The next day we toured the city and visited Dover castle. What we had not expected were the signs of poverty to be seen everywhere. Houses in urgent need of refurbishing, shops closed down or displaying cheap garments of dubious quality, Chinese and Pakistani eateries, small grocery stores selling imports from Poland. We had believed Dover to be a flourishing city earning money with its busy harbour. It dosn’t really seem to add to prosperity for the city, we guessed the cash must be flowing elsewhere. However, the visit to the magnificent castle showed us how much is done to preserve the British heritage no matter the cost. In the evening we enjoyed a beer in the Cullins Yard Bar, a marvelous and authentic harbour pub with live music.
It is a short sail from Dover to Ramsgate. This gorgeous English town is situated close to the entrance of the Thames Estuary. And it is home of the Royal Temple Yachts Club, where visiting yachtsmen are welcomed to have a drink in one of the leather cushioned lounge chairs. Which we did of course, admiring the polished brass sailing competition trophies displayed on numerous shelves. We also explored the surroundings, cycling on a beautiful summers day along the coast of Kent, around the headland as far as Margate.
Heading further north along the east coast of Great Britain meant crossing the Thames estuary. This maze of sandbanks strewn in our way required careful pilotage. We headed for Harwich, from where we wanted to follow Jockels (the German sea-farer from Dunkirk) recommendation to proceed upstream the river Orwell to Wolverstone Marina. We needed this reassurance from someone with local knowledge to venture so far upstream of this river, which in part drys out at low water. We took the outermost berth of the marina in deep enough water. What a pity it would have been to leave this spot out. The scenic banks of the river Orwell are pictoresque with pastures and woodland alternating and there is this sailors insider tip to visit: the Pin Mill!! Which we did of course. And an hours bike ride away there is Ipswich, a town with much Tudor charm definitely worthwhile visiting.

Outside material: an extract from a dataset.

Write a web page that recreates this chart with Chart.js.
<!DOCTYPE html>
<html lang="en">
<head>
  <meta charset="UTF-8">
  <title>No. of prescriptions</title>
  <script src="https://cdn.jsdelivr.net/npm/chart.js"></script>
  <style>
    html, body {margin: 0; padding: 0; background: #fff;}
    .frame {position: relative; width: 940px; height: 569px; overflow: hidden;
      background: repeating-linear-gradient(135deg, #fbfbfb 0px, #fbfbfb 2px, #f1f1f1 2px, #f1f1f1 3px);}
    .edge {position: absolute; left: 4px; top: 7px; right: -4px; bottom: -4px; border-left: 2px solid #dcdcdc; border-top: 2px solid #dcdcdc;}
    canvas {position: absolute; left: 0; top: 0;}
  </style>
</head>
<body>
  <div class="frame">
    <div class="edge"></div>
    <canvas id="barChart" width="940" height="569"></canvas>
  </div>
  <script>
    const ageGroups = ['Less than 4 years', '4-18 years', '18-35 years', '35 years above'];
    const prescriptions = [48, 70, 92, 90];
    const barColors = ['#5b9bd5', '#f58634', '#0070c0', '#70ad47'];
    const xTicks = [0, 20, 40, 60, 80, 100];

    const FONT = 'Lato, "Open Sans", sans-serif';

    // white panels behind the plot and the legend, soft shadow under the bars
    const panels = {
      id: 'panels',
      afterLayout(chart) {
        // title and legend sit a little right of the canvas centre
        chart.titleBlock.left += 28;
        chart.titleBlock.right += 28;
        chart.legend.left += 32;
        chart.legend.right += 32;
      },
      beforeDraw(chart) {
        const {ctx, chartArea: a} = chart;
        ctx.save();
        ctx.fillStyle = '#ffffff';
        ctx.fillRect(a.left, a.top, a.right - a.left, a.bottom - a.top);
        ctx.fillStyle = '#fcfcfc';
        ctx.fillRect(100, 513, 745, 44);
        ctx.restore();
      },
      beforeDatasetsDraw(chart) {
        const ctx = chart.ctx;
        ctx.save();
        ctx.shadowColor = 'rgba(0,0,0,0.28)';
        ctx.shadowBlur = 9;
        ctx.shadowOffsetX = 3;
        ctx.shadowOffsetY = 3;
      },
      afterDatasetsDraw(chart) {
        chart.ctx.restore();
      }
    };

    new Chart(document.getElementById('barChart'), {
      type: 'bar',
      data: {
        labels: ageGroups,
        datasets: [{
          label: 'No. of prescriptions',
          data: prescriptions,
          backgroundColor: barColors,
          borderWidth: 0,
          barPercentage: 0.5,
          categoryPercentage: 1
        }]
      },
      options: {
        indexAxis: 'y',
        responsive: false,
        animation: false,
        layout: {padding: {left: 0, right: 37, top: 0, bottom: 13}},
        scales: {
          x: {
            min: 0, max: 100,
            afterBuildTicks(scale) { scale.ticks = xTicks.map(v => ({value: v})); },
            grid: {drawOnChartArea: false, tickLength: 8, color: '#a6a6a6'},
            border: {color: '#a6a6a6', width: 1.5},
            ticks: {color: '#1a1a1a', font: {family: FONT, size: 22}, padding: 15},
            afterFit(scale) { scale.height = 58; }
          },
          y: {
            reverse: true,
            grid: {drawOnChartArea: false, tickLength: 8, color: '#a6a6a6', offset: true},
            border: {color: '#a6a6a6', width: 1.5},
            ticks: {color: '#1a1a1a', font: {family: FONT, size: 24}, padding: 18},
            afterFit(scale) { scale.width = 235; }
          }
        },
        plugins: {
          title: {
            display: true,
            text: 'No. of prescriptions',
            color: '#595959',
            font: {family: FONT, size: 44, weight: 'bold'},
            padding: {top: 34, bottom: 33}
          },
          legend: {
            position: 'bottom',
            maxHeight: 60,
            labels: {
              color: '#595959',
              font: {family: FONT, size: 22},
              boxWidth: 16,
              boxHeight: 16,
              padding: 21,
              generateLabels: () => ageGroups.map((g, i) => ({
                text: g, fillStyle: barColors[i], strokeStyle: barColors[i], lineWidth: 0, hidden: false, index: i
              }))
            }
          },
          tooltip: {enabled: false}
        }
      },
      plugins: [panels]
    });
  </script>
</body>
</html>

From Lowestoft we planned our passage across the North Sea back home to the Netherlands. Of course not without taking our time to visit this formerly renowned sea bath. It offers quite a lot of formidable mansions, reminiscent of better days. Also in this town a descend of economic prosperity is apparent. Nowadays the better off probably prefer to spend their vacation abroad.
Heading back home on a direct course meant a first night sail with Arielle...awesome!
The distance from Lowestoft to the Netherlands is about 110 nm. For this trip we calculated round about 22 hours. An early start at 07:00h would assure an arrival at the inlet between the mainland and the island of Texel in time for catching a favorable tide. The wind was predicted 5 to 6 btf. from the South, later decreasing. But before it did us this favor, it picked up at nightfall and sent squalls in our direction. Even with wind from the aft quarters it was not a pleasant ride and it was topped with our foresail being torn apart in total darkness in the middle of the night. I don’t remember how we did it, but we actually managed to tame the vigerously flapping sail and to lash it down somehow. Somewhat battered we reached Oudeschild in the morning, licked our wounds and treated ourselves to a hearty breakfast. And we enjoyed a couple of relaxing summer holi-days on this wonderful island.